Knight: You are a lowly noble of some far-away underwater kingdom, and a chivalrous man-at-arms. You get +1 to-hit for each Octopus Knight template you take, and other denizens of the sea or coasts (sailors included) have a 1-in-6 chance of recognising your title, increasing by 1-in-6 for each other Octopus Knight template you take.

Cleave: Whenever you take a foe to 0 HP, you may make another attack roll against another enemy within reach.

Ink Ejection: You can shoot ink from your sacs at will, temporarily stunning any CLOSE individuals or a single NEAR one. After being ink'd for the first time in an encounter, people are no longer stunned by it, though may be displeased. Defaults to black, but can be any colour you wish. Likely to leave stains.

Super-Suckers: The grip of your pores is so strong, it can defy gravity, allowing you climb up walls and along roofs.

Weapon Mastery: You've grown skilled with your armament of choice. You may make an extra attack each round to no penalty.

Thursday, November 5, 2020


Before all things, there stood the Grove, and in the Grove the Flame, and the Flame burned. The Flame fed itself on the Grove, and the Grove on the heat of the Flame, and neither was consumed, and by that the Grove continued to prosper and the Flame continued to blaze.

From the Flame came the light of life, and from the Grove came growth, and from both all worlds were born. Once, mankind heard the crackle of the Flame, and worshipped it,  and watered the Grove, and fed and nurtured them both. As they turned to other gods and masters, the Flame subsided and began to smoulder, and the Grove began to wither.

Once more, you hear the crackle of the Flame, and worship it, and water the Grove, and feed and nurture them both, and by this the Grove shall continue to prosper and the Flame shall continue to blaze, forever.

Art by Pizza Surgeon (DA)

You are a SPEAKER OF THE BURNING GROVE; a practitioner of ancient religion and wielder of the arcane arts. You worship the eternal Flame and everlasting Grove at the heart of the world, and see their presence in all things that live, as all mankind once could.

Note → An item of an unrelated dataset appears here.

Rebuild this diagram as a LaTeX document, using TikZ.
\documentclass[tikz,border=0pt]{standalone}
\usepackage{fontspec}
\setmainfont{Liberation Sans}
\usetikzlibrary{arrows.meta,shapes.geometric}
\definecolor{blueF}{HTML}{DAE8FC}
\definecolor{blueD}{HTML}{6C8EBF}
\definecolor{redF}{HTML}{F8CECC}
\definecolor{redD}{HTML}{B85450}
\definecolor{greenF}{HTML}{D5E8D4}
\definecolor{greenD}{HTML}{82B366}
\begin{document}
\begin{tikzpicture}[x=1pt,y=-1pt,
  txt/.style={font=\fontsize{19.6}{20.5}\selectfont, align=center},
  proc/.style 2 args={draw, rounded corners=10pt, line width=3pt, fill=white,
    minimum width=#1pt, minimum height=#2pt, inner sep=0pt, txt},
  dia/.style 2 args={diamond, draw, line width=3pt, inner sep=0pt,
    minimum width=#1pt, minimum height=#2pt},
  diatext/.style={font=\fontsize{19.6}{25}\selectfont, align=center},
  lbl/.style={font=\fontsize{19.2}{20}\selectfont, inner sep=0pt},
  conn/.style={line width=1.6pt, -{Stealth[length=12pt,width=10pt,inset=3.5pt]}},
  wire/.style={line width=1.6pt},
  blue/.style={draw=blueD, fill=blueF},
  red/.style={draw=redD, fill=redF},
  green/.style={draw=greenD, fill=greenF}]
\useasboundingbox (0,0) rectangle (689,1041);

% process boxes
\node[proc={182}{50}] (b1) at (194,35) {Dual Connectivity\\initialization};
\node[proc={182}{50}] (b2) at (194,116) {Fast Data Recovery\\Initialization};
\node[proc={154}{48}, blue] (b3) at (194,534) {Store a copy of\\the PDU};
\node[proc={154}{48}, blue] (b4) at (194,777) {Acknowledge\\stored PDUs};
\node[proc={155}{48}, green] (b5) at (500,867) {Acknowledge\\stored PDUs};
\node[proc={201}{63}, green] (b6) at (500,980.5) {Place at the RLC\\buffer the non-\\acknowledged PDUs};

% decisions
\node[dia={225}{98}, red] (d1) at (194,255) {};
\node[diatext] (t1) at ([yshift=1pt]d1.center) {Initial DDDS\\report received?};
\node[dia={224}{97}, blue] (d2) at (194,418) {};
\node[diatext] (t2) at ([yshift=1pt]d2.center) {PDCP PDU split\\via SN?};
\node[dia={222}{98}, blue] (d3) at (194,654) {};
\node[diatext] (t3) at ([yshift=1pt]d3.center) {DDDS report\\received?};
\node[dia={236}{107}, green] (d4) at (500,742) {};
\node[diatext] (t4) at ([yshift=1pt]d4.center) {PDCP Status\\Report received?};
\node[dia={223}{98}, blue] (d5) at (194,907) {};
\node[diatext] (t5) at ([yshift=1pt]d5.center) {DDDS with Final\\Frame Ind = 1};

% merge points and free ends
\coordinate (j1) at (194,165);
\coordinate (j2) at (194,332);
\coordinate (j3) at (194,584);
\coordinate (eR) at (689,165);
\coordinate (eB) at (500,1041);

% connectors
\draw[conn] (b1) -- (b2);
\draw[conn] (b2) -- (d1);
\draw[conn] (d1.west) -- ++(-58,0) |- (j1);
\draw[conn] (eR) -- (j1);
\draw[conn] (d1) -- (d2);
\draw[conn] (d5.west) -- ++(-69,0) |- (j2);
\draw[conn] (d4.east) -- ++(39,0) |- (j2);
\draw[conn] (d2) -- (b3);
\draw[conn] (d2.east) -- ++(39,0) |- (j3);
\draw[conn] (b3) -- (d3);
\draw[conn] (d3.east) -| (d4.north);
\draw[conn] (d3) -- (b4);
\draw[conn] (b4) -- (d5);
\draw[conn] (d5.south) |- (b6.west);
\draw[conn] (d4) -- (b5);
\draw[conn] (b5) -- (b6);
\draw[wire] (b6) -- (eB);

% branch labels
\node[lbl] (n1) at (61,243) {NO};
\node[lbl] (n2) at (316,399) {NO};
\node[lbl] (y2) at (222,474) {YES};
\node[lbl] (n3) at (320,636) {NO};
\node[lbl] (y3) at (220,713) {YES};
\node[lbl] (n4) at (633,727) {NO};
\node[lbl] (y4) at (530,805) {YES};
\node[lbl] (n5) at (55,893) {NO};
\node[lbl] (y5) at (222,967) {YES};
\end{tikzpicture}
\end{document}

Start with: tattered and scorch-marked robes (as leather), a bag of seeds, a staff, religious symbol or icon, zealous fervor

Skills (1d4): gardening, bushcraft, arson, religious history

A: Ever-Burning, Mystic of the Thicket, +1 MD
B: Fireweaving, +1 MD
C: Thirsting Pyre, +1 MD
D: Ignition Augury, +1 MD

Ever-Burning: You wield the power of the Flame. Given time and fuel, you can start a fire under any conditions. You can summon a small flame (as that of a candle) with a snap of your fingers, and fluently speak the language of fire and all things that burn. You may communicate with plants by setting them on fire. Most answers will be somewhat cryptic or otherwise unhelpful. Regardless of size, they will always be consumed by flame after 1d6 minutes, at which point the conversation ends.

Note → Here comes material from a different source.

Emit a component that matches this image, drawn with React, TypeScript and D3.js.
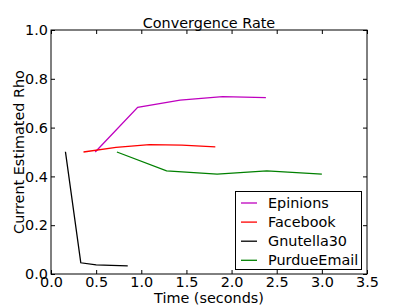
import React, { useEffect, useRef } from 'react';
import * as d3 from 'd3';

// series (time in seconds, estimated rho)
const seriesNames = ['Epinions', 'Facebook', 'Gnutella30', 'PurdueEmail'];
const seriesColors = ['#bf00bf', '#ff0000', '#000000', '#008000'];
const epinionsTime = [0.49, 0.96, 1.43, 1.9, 2.38];
const epinionsRho = [0.5, 0.683, 0.713, 0.727, 0.723];
const facebookTime = [0.36, 0.72, 1.09, 1.45, 1.82];
const facebookRho = [0.5, 0.519, 0.53, 0.528, 0.521];
const gnutellaTime = [0.16, 0.33, 0.5, 0.67, 0.85];
const gnutellaRho = [0.501, 0.046, 0.037, 0.035, 0.033];
const purdueTime = [0.73, 1.28, 1.84, 2.39, 3.0];
const purdueRho = [0.5, 0.423, 0.409, 0.423, 0.409];

const xTicks = [0, 0.5, 1, 1.5, 2, 2.5, 3, 3.5];
const yTicks = [0, 0.2, 0.4, 0.6, 0.8, 1.0];

const App = () => {
  const ref = useRef<SVGSVGElement>(null);

  useEffect(() => {
    const width = 407;
    const height = 305;
    const m = { left: 51, right: 40, top: 30, bottom: 31 };
    const font = 'DejaVu Sans, sans-serif';
    const fs = 14.4;

    const svg = d3.select(ref.current);
    svg.selectAll('*').remove();

    const x = d3.scaleLinear().domain([0, 3.5]).range([m.left, width - m.right]);
    const y = d3.scaleLinear().domain([0, 1]).range([height - m.bottom, m.top]);

    const data = [
      [epinionsTime, epinionsRho],
      [facebookTime, facebookRho],
      [gnutellaTime, gnutellaRho],
      [purdueTime, purdueRho],
    ].map(([t, r]) => t.map((v, i) => [v, r[i]] as [number, number]));

    const line = d3.line<[number, number]>()
      .x(d => x(d[0]))
      .y(d => y(d[1]));

    svg.selectAll('path.series')
      .data(data)
      .enter().append('path')
      .attr('class', 'series')
      .attr('d', line)
      .attr('fill', 'none')
      .attr('stroke', (d, i) => seriesColors[i])
      .attr('stroke-width', 1.3);

    // inward ticks on all four sides, like matplotlib classic
    const tl = 4;
    const bottom = d3.axisBottom(x).tickValues(xTicks).tickSizeInner(-tl).tickSizeOuter(0)
      .tickPadding(3).tickFormat(d3.format('.1f'));
    const top = d3.axisTop(x).tickValues(xTicks).tickSizeInner(-tl).tickSizeOuter(0).tickFormat(() => '');
    const left = d3.axisLeft(y).tickValues(yTicks).tickSizeInner(-tl).tickSizeOuter(0)
      .tickPadding(3).tickFormat(d3.format('.1f'));
    const right = d3.axisRight(y).tickValues(yTicks).tickSizeInner(-tl).tickSizeOuter(0).tickFormat(() => '');

    const axes = [
      svg.append('g').attr('transform', `translate(0,${height - m.bottom})`).call(bottom),
      svg.append('g').attr('transform', `translate(0,${m.top})`).call(top),
      svg.append('g').attr('transform', `translate(${m.left},0)`).call(left),
      svg.append('g').attr('transform', `translate(${width - m.right},0)`).call(right),
    ];
    axes.forEach(g => {
      g.select('.domain').remove();
      g.selectAll('text').attr('font-family', font).attr('font-size', fs).attr('fill', '#000');
      g.selectAll('line').attr('stroke', '#000');
    });

    svg.append('rect')
      .attr('x', m.left).attr('y', m.top)
      .attr('width', width - m.left - m.right).attr('height', height - m.top - m.bottom)
      .attr('fill', 'none').attr('stroke', '#000').attr('stroke-width', 1);

    svg.append('text')
      .attr('x', (m.left + width - m.right) / 2).attr('y', 27.5)
      .attr('text-anchor', 'middle').attr('font-family', font).attr('font-size', fs)
      .text('Convergence Rate');

    svg.append('text')
      .attr('x', (m.left + width - m.right) / 2).attr('y', 303)
      .attr('text-anchor', 'middle').attr('font-family', font).attr('font-size', fs)
      .text('Time (seconds)');

    svg.append('text')
      .attr('transform', `translate(24,${(m.top + height - m.bottom) / 2}) rotate(-90)`)
      .attr('text-anchor', 'middle').attr('font-family', font).attr('font-size', fs)
      .text('Current Estimated Rho');

    // legend
    const lg = svg.append('g');
    lg.append('rect')
      .attr('x', 235.5).attr('y', 191.5).attr('width', 126).attr('height', 78)
      .attr('fill', '#fff').attr('stroke', '#000').attr('stroke-width', 1);
    seriesNames.forEach((name, i) => {
      const cy = 203 + i * 19.1;
      lg.append('line')
        .attr('x1', 241).attr('x2', 257).attr('y1', cy).attr('y2', cy)
        .attr('stroke', seriesColors[i]).attr('stroke-width', 1.3);
      lg.append('text')
        .attr('x', 268).attr('y', cy).attr('dy', '0.35em')
        .attr('font-family', font).attr('font-size', fs)
        .text(name);
    });
  }, []);

  return (
    <svg ref={ref} width={407} height={305}
      style={{ position: 'absolute', left: 0, top: 0, background: '#fff' }} />
  );
};

export default App;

Mystic of the Thicket: You wield the might of the Grove. You may consume bark, garden plants, or the charred remains of either rather than a ration. You possess d6 Magic Dice, beginning with one and gaining another for each Speaker template you take. You can spend them to summon a flame anywhere within your vision, inflicting [dice] damage and lighting things on fire for [dice] rounds, or to heal a target you can touch for [sum] HP. Damage dealt upgrades to [sum] at D.

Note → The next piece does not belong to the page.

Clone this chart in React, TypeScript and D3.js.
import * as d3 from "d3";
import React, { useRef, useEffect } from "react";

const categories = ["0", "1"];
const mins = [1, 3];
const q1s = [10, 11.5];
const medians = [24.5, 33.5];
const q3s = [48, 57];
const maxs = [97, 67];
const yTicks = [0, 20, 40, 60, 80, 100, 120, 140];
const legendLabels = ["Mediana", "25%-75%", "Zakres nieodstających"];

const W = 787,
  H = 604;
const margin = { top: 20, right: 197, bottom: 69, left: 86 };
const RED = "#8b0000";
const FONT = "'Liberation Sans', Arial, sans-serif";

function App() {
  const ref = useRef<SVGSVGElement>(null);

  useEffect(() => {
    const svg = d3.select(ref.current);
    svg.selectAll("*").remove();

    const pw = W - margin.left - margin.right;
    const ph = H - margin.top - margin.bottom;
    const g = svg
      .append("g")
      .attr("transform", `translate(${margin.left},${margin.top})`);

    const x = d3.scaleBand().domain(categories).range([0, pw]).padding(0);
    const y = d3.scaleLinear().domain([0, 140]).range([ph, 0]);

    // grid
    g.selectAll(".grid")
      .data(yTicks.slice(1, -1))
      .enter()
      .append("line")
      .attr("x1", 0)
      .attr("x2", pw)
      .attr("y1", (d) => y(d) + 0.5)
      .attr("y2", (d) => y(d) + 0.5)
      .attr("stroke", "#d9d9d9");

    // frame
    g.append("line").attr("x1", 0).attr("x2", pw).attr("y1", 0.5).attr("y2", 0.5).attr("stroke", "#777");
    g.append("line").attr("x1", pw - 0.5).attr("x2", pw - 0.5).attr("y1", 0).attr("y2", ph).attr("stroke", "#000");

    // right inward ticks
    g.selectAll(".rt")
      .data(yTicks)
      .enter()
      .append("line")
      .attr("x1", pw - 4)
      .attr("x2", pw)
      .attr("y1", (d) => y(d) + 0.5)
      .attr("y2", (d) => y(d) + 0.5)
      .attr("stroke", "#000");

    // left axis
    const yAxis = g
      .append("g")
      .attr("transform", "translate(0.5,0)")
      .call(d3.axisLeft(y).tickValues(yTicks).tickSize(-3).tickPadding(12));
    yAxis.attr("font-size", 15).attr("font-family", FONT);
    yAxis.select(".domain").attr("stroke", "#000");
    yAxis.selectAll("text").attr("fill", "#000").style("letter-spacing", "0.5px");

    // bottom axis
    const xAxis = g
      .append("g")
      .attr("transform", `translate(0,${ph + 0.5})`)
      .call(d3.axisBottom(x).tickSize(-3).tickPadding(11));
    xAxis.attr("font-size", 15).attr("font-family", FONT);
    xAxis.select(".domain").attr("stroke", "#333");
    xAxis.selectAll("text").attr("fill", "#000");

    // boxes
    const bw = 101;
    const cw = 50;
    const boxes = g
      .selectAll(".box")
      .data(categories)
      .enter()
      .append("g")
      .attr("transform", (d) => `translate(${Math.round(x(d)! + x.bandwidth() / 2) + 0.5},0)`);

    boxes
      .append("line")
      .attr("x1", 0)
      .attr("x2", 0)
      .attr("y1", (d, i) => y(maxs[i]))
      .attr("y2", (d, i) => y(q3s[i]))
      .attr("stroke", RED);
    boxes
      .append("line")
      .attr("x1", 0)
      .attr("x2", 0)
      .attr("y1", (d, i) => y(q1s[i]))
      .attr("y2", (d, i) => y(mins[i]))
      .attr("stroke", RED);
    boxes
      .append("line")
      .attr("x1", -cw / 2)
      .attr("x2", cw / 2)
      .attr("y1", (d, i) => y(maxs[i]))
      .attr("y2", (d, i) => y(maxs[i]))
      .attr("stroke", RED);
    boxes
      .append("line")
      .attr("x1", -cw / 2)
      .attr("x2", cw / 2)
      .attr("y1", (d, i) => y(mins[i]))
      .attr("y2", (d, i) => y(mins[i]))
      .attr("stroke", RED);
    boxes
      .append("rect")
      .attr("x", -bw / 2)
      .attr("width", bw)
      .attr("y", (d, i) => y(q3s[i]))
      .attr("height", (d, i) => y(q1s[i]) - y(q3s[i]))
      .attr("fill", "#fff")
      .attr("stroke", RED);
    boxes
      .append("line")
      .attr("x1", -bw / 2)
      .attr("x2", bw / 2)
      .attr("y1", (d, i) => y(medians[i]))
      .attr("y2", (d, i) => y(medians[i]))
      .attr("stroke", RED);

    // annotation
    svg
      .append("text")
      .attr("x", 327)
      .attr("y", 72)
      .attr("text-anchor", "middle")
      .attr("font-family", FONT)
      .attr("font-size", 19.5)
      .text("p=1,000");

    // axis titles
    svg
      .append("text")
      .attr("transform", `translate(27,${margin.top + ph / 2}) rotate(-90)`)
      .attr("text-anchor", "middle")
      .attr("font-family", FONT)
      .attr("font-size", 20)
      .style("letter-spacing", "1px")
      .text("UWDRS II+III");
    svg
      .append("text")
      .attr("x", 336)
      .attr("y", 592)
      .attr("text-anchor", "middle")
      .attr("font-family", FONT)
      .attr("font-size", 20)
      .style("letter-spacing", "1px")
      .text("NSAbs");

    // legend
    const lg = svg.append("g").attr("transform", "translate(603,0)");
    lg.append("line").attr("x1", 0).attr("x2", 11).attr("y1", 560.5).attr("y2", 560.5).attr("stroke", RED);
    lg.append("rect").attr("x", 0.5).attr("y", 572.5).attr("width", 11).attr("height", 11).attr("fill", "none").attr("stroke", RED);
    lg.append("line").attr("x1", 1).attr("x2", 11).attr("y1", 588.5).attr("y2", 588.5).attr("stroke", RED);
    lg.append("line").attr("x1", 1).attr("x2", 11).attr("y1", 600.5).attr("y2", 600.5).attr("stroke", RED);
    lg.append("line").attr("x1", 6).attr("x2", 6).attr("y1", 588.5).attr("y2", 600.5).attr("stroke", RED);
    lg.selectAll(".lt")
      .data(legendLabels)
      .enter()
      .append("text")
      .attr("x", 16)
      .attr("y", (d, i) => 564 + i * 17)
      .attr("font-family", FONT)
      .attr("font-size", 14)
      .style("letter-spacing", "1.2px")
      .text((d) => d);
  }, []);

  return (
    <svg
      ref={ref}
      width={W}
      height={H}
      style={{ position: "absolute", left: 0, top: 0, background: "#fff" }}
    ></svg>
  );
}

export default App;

Fireweaving: You can will certain shapes or forms appear within a fire. Only those you choose will be able to see it. It takes a few seconds (or an action) to call up a new shape. You can command fires (without spending MD) to grow or shrink temporarily, or change colour.

Thirsting Pyre: You can restore expended MD by swallowing fires, drawing their heat into yourself.

Ignition Augury: You can spend MD to conjure visions of distant places in a fire.  Your target person, place, or object must be within approximately [dice] miles or one you know well, with the vision lasting [sum] minutes or until dismissed. You can choose whether or not others can see the vision.